The district reported several near-term purchases and longer-term projects. Ames said two ambulances are due next September, two in October and two in November, and that brush trucks purchased earlier are on a multiyear delivery schedule. The district has already procured apparatus it expects will be used over the next four years.
Ames also described progress on a new administrative station planned at Sand Hollow; the district awarded an architectural contract to Method Studios and is working with the water conservancy district, which provided property inside Sand Hollow State Park so the district would not need to buy land. Ames said staff hope to break ground by the end of the first quarter of next year.

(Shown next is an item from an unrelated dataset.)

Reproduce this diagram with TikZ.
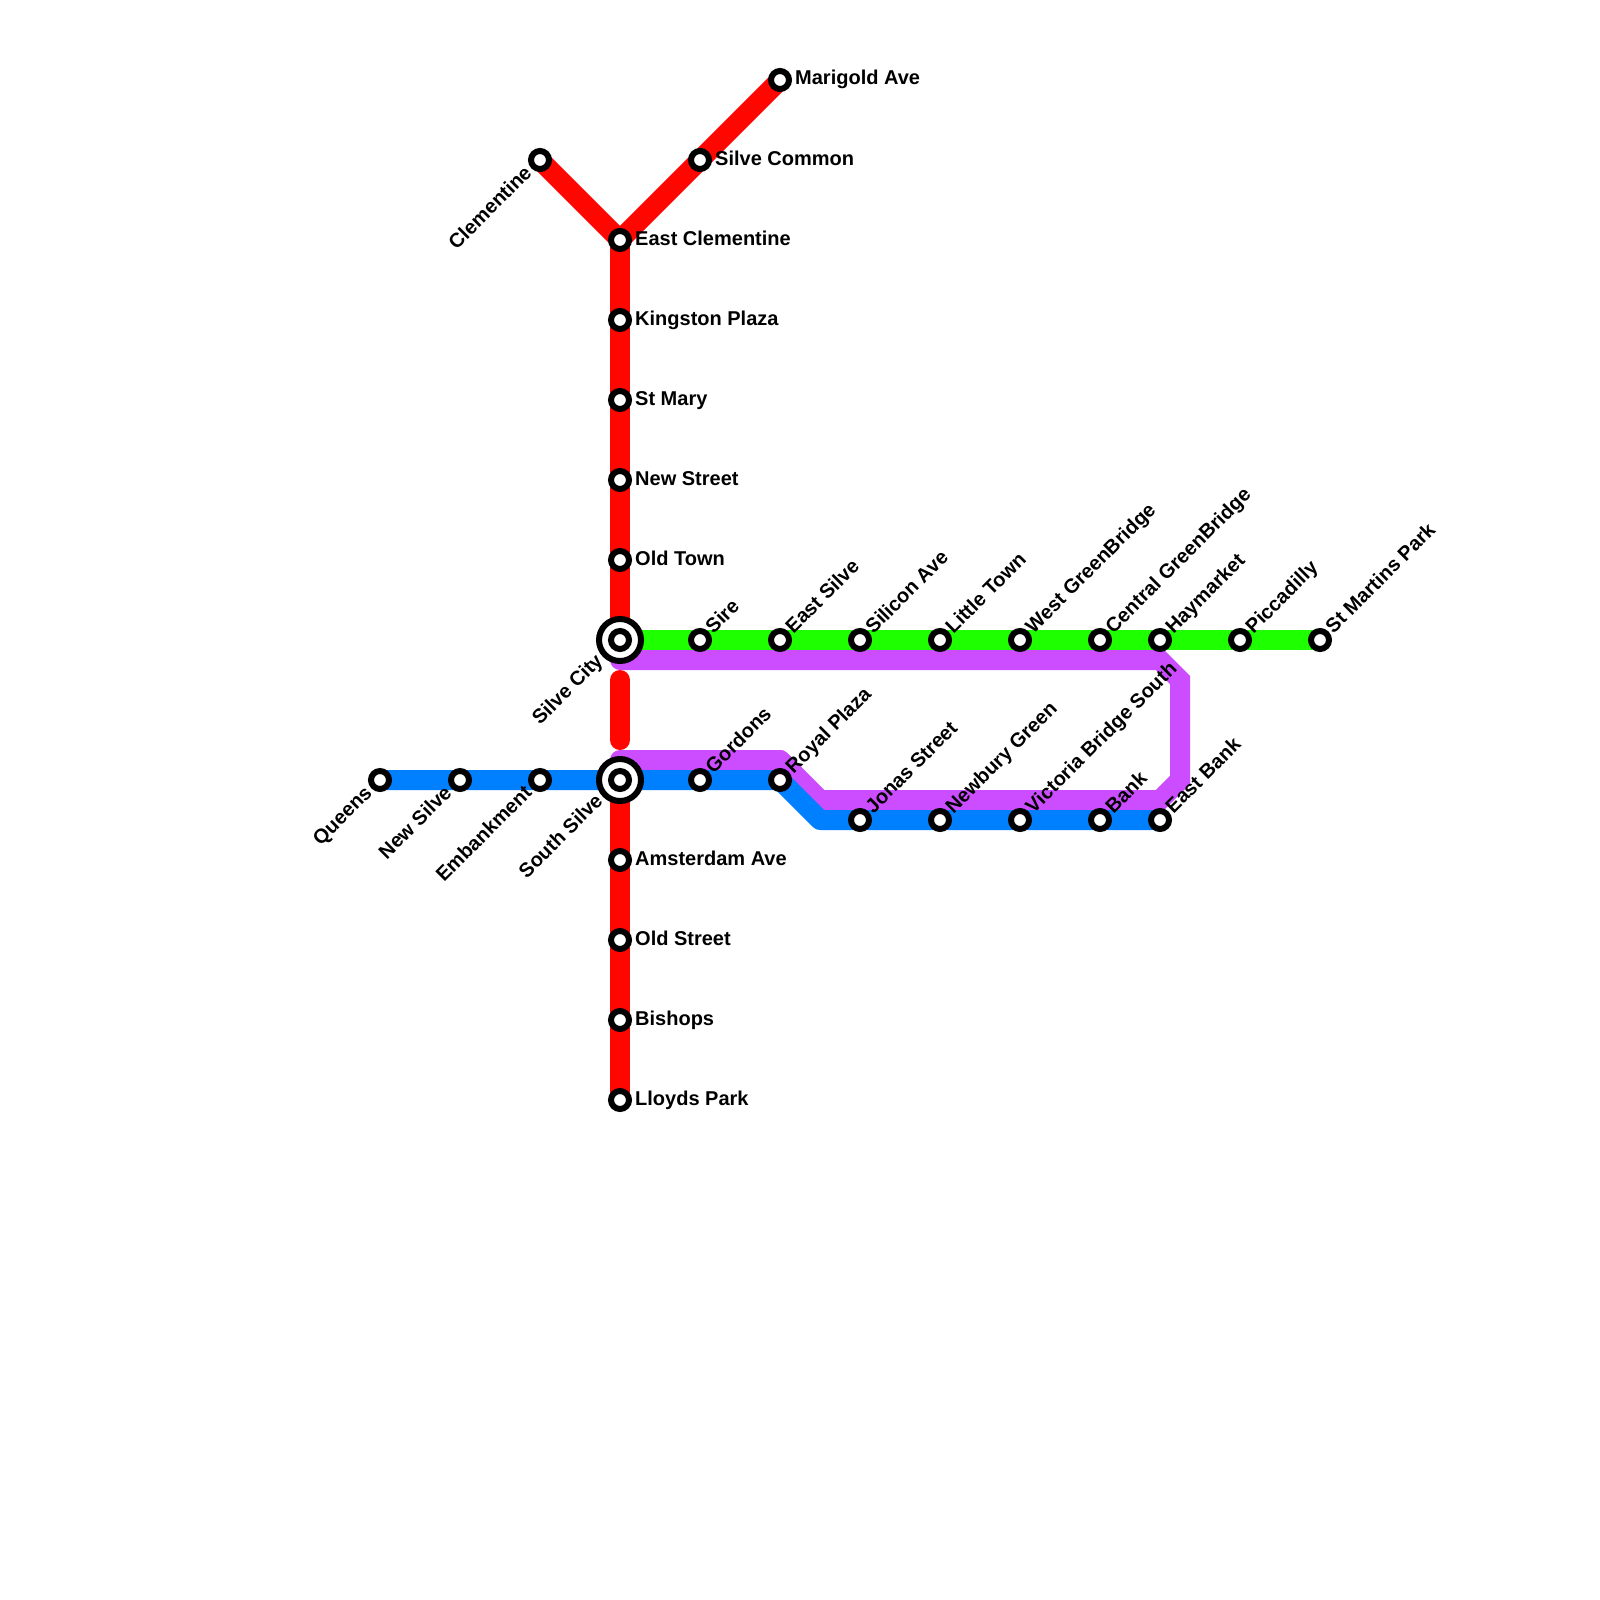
\documentclass[tikz,border=0pt]{standalone}
\usepackage{fontspec}
\setmainfont{Liberation Sans}
\definecolor{lred}{HTML}{FF0600}
\definecolor{lgreen}{HTML}{1EFF00}
\definecolor{lblue}{HTML}{007FFF}
\definecolor{lpurple}{HTML}{CC4DFF}
\tikzset{
  x=1pt,y=-1pt,
  lineseg/.style={line width=20pt,line cap=butt,line join=round},
  stn/.style={circle,draw=black,fill=white,line width=6pt,minimum size=18pt,inner sep=0pt},
  hub/.style={circle,draw=black,fill=white,line width=6pt,minimum size=42pt,inner sep=0pt},
  hubin/.style={circle,draw=black,fill=white,line width=6pt,minimum size=18pt,inner sep=0pt},
  lab/.style={font=\bfseries\fontsize{20}{22}\selectfont,inner sep=0pt,text=black},
  rlab/.style={lab,anchor=base west,xshift=15pt,yshift=-5pt},
  ulab/.style={lab,anchor=base west,xshift=13.5pt,yshift=5.5pt,rotate=45},
  dlab/.style={lab,anchor=base east,xshift=-7pt,yshift=-14pt,rotate=45},
  hlab/.style={lab,anchor=base east,xshift=-16pt,yshift=-22pt,rotate=45},
}
\begin{document}
\begin{tikzpicture}
\useasboundingbox (0,0) rectangle (1600,1600);
% stations
\coordinate (qu) at (380,780);
\coordinate (ns) at (460,780);
\coordinate (em) at (540,780);
\coordinate (ss) at (620,780);
\coordinate (go) at (700,780);
\coordinate (rp) at (780,780);
\coordinate (jo) at (860,820);
\coordinate (ne) at (940,820);
\coordinate (vi) at (1020,820);
\coordinate (ba) at (1100,820);
\coordinate (eb) at (1160,820);
\coordinate (sc) at (620,640);
\coordinate (si) at (700,640);
\coordinate (es) at (780,640);
\coordinate (sl) at (860,640);
\coordinate (li) at (940,640);
\coordinate (we) at (1020,640);
\coordinate (ce) at (1100,640);
\coordinate (ha) at (1160,640);
\coordinate (pi) at (1240,640);
\coordinate (sm) at (1320,640);
\coordinate (ma) at (780,80);
\coordinate (co) at (700,160);
\coordinate (ec) at (620,240);
\coordinate (cl) at (540,160);
\coordinate (ki) at (620,320);
\coordinate (sy) at (620,400);
\coordinate (nw) at (620,480);
\coordinate (ot) at (620,560);
\coordinate (am) at (620,860);
\coordinate (os) at (620,940);
\coordinate (bi) at (620,1020);
\coordinate (ll) at (620,1100);
% bends
\coordinate (b1) at (820,820);
\coordinate (p0) at (620,660);
\coordinate (p1) at (1160,660);
\coordinate (p2) at (1180,680);
\coordinate (p3) at (1180,780);
\coordinate (p4) at (1160,800);
\coordinate (p5) at (820,800);
\coordinate (p6) at (780,760);
\coordinate (p7) at (620,760);
\coordinate (r1) at (620,680);
\coordinate (r2) at (620,740);
% lines
\draw[lineseg,lred,line join=miter] (cl) -- (ec) -- (ma);
\draw[lineseg,lred] (ec) -- (sc);
\draw[lineseg,lred] (ss) -- (ll);
\draw[lineseg,lred,line cap=round] (r1) -- (r2);
\draw[lineseg,lgreen] (sc) -- (sm);
\draw[lineseg,lpurple,line cap=round] (p7) -- (p6) -- (p5);
\draw[lineseg,lpurple,line join=miter,line cap=round] (p6) -- (p5) -- (p4) -- (p3) -- (p2) -- (p1) -- (p0);
\draw[lineseg,lblue] (qu) -- (rp) -- (b1) -- (eb);
% stations
\foreach \n in {qu,ns,em,go,rp,jo,ne,vi,ba,eb,si,es,sl,li,we,ce,ha,pi,sm,ma,co,ec,cl,ki,sy,nw,ot,am,os,bi,ll}
  \node[stn] (s\n) at (\n) {};
\foreach \n in {sc,ss}{
  \node[hub] (h\n) at (\n) {};
  \node[hubin] (i\n) at (\n) {};
}
% labels
\node[rlab] (l1) at (ma) {Marigold Ave};
\node[rlab] (l2) at (co) {Silve Common};
\node[rlab] (l3) at (ec) {East Clementine};
\node[rlab] (l4) at (ki) {Kingston Plaza};
\node[rlab] (l5) at (sy) {St Mary};
\node[rlab] (l6) at (nw) {New Street};
\node[rlab] (l7) at (ot) {Old Town};
\node[rlab] (l8) at (am) {Amsterdam Ave};
\node[rlab] (l9) at (os) {Old Street};
\node[rlab] (l10) at (bi) {Bishops};
\node[rlab] (l11) at (ll) {Lloyds Park};
\node[dlab] (l12) at (cl) {Clementine};
\node[dlab] (l13) at (qu) {Queens};
\node[dlab] (l14) at (ns) {New Silve};
\node[dlab] (l15) at (em) {Embankment};
\node[hlab] (l16) at (sc) {Silve City};
\node[hlab] (l17) at (ss) {South Silve};
\node[ulab] (l18) at (si) {Sire};
\node[ulab] (l19) at (es) {East Silve};
\node[ulab] (l20) at (sl) {Silicon Ave};
\node[ulab] (l21) at (li) {Little Town};
\node[ulab] (l22) at (we) {West GreenBridge};
\node[ulab] (l23) at (ce) {Central GreenBridge};
\node[ulab] (l24) at (ha) {Haymarket};
\node[ulab] (l25) at (pi) {Piccadilly};
\node[ulab] (l26) at (sm) {St Martins Park};
\node[ulab] (l27) at (go) {Gordons};
\node[ulab] (l28) at (rp) {Royal Plaza};
\node[ulab] (l29) at (jo) {Jonas Street};
\node[ulab] (l30) at (ne) {Newbury Green};
\node[ulab] (l31) at (vi) {Victoria Bridge South};
\node[ulab] (l32) at (ba) {Bank};
\node[ulab] (l33) at (eb) {East Bank};
\end{tikzpicture}
\end{document}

On funding, Ames said a sales-tax change approved in a recent special legislative session and signed by the governor will start delivering revenue to the district in the following fiscal year. “Chief Decker told us in our staff meeting this morning... he’s anticipating the funding… will probably start gathering that around the May–June 1 timeframe,” Ames said. He said property-tax reductions may follow in two or three increments after sales-tax receipts are evaluated.
Ames said the district bills event organizers for standby services and has moved to assess late fees when event organizers request last-minute resources. “They’ll pay just whatever the cost is to provide that service,” he said of event promoters.
Why it matters: the combination of more large outdoor events, rising standby needs and multi-year equipment timetables affects local emergency coverage and budgets in Rockville and neighboring jurisdictions.
Looking ahead, Ames told the council the district will continue coordinating with municipal and county partners as new funding arrives and as the new station design proceeds.